Print word for word the first line of the listing below and every line after it, through the line with "const yMinorTicks = d3.range(-1000000, 11000001, 2000000);". Leave out the pictures and the rest.

....

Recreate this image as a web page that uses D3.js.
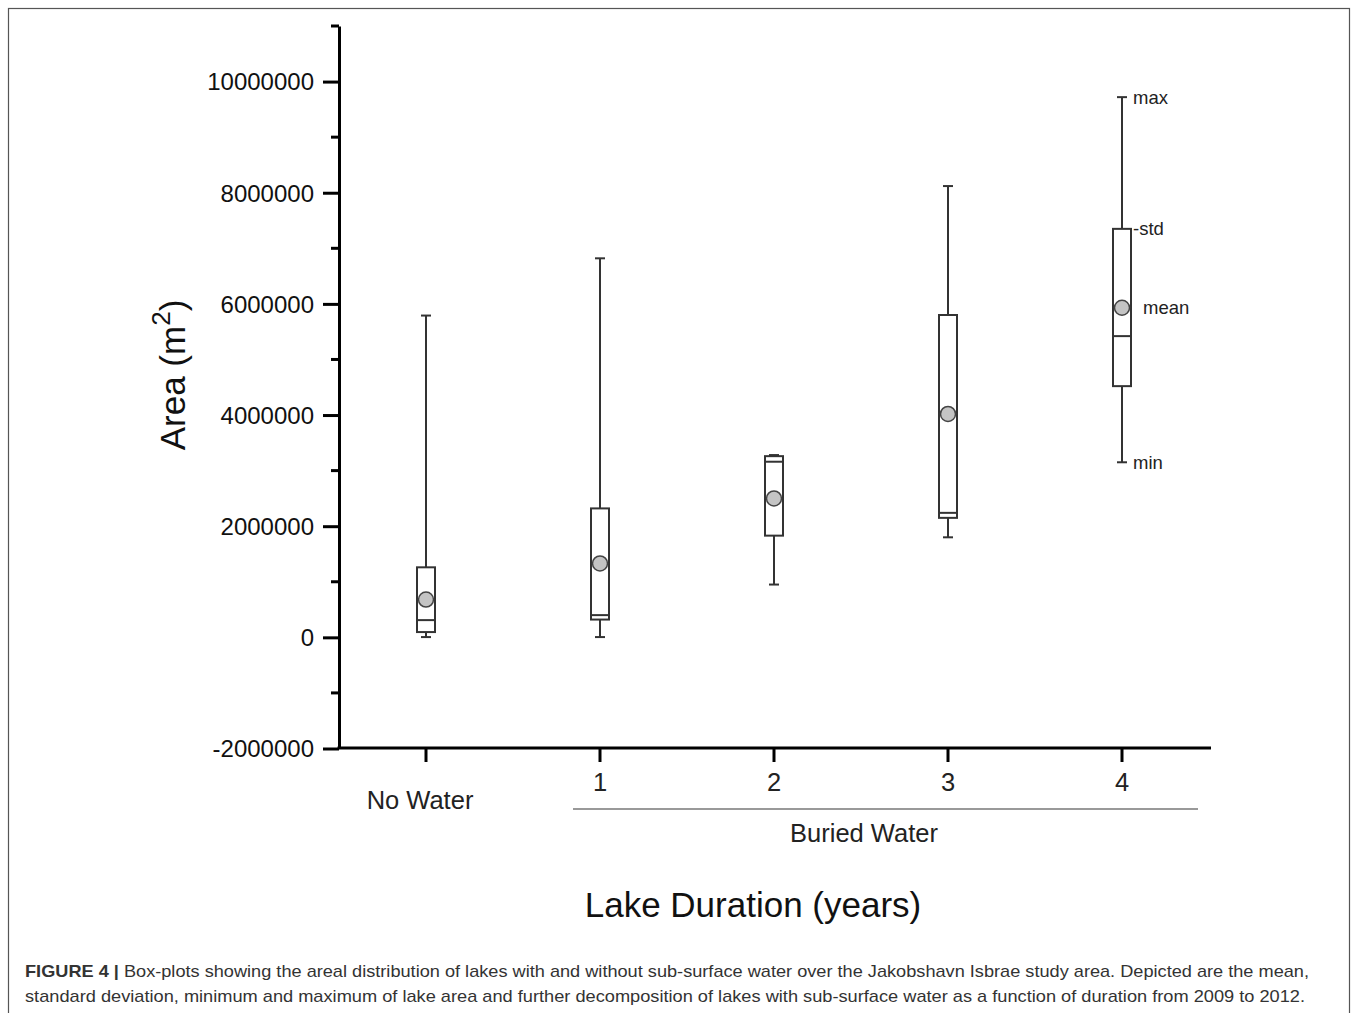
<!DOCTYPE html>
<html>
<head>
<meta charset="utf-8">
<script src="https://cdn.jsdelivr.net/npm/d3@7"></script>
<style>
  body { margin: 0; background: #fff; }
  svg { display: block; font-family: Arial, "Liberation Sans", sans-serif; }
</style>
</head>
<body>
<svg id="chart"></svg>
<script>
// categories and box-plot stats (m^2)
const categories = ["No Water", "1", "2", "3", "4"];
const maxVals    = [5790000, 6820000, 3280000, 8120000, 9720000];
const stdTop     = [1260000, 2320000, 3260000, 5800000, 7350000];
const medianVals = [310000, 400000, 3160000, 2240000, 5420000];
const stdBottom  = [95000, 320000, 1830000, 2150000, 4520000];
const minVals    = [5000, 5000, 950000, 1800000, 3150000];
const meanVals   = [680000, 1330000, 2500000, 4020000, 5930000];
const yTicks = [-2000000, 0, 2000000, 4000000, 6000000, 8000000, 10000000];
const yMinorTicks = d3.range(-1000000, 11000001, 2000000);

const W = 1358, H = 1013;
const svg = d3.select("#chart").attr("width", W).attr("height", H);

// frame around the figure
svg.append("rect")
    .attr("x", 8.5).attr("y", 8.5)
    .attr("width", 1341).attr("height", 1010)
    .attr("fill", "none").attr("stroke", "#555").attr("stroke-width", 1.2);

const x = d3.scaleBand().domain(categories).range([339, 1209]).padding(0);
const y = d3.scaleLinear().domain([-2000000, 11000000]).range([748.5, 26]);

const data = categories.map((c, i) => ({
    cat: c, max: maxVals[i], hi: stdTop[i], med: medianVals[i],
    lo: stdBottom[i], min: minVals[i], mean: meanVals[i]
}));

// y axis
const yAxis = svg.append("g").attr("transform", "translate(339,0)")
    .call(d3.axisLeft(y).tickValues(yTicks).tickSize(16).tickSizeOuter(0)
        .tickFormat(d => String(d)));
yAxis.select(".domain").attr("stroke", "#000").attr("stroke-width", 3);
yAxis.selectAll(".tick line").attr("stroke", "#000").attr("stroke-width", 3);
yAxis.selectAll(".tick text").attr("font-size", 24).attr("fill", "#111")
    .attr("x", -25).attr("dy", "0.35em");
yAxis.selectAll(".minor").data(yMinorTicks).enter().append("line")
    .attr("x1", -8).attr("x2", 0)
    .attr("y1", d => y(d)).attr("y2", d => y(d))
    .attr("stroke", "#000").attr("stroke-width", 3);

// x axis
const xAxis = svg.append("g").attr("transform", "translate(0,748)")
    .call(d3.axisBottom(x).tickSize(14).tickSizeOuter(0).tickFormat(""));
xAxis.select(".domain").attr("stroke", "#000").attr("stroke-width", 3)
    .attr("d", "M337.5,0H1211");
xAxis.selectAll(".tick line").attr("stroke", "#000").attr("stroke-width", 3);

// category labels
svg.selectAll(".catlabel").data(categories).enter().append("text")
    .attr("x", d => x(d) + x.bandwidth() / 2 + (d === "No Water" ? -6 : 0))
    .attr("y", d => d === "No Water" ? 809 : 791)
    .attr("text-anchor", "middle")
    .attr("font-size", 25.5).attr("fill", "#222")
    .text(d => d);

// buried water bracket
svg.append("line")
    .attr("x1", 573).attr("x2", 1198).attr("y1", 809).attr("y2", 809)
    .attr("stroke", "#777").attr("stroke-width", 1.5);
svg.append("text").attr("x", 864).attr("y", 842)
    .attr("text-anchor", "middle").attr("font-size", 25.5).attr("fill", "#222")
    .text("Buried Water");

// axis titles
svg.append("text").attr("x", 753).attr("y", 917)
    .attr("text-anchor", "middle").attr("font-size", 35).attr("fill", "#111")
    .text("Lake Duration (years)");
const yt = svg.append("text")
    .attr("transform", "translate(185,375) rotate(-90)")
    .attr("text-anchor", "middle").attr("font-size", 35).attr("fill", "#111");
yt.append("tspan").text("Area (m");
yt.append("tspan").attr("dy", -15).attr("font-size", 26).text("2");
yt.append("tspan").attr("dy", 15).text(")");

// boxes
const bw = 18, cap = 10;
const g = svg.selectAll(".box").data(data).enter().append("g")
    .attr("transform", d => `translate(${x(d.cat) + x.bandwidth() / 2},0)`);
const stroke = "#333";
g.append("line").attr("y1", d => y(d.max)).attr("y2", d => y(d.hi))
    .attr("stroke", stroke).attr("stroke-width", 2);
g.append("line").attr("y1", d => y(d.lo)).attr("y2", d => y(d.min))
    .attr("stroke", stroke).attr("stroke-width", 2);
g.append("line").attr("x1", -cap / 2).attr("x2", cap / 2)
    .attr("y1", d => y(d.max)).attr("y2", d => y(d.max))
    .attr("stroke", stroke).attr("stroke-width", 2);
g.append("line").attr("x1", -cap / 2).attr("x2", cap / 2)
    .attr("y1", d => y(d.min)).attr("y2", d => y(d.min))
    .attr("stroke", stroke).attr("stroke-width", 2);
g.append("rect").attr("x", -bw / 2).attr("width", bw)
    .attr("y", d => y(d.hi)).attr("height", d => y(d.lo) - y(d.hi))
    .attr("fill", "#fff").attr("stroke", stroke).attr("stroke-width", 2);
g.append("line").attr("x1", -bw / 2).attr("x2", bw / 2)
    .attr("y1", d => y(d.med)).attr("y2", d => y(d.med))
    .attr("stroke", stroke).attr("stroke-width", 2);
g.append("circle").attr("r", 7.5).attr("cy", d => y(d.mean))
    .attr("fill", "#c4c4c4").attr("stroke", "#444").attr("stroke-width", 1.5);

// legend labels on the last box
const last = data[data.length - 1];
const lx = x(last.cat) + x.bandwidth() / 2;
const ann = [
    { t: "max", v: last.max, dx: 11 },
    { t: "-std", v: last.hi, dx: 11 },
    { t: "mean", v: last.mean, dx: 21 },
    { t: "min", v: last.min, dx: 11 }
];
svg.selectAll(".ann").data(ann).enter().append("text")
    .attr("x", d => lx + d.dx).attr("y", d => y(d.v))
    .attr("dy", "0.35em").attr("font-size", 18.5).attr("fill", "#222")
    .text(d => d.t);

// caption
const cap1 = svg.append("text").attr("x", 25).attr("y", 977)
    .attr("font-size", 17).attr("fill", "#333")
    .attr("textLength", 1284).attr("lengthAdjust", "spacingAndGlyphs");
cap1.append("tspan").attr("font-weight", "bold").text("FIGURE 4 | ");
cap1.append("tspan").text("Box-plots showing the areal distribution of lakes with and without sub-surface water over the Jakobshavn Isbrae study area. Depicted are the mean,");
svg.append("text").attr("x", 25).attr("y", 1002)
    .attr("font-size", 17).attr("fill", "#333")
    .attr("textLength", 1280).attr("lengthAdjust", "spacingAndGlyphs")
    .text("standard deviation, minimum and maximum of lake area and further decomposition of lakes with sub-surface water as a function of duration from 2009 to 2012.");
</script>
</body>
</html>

....

▶ **Solved problem**
Recreate this image as a web page that uses D3.js.
<!DOCTYPE html>
<html>
<head>
<meta charset="utf-8">
<script src="https://cdn.jsdelivr.net/npm/d3@7"></script>
<style>
  body { margin: 0; background: #fff; }
  svg { display: block; font-family: Arial, "Liberation Sans", sans-serif; }
</style>
</head>
<body>
<svg id="chart"></svg>
<script>
// categories and box-plot stats (m^2)
const categories = ["No Water", "1", "2", "3", "4"];
const maxVals    = [5790000, 6820000, 3280000, 8120000, 9720000];
const stdTop     = [1260000, 2320000, 3260000, 5800000, 7350000];
const medianVals = [310000, 400000, 3160000, 2240000, 5420000];
const stdBottom  = [95000, 320000, 1830000, 2150000, 4520000];
const minVals    = [5000, 5000, 950000, 1800000, 3150000];
const meanVals   = [680000, 1330000, 2500000, 4020000, 5930000];
const yTicks = [-2000000, 0, 2000000, 4000000, 6000000, 8000000, 10000000];
const yMinorTicks = d3.range(-1000000, 11000001, 2000000);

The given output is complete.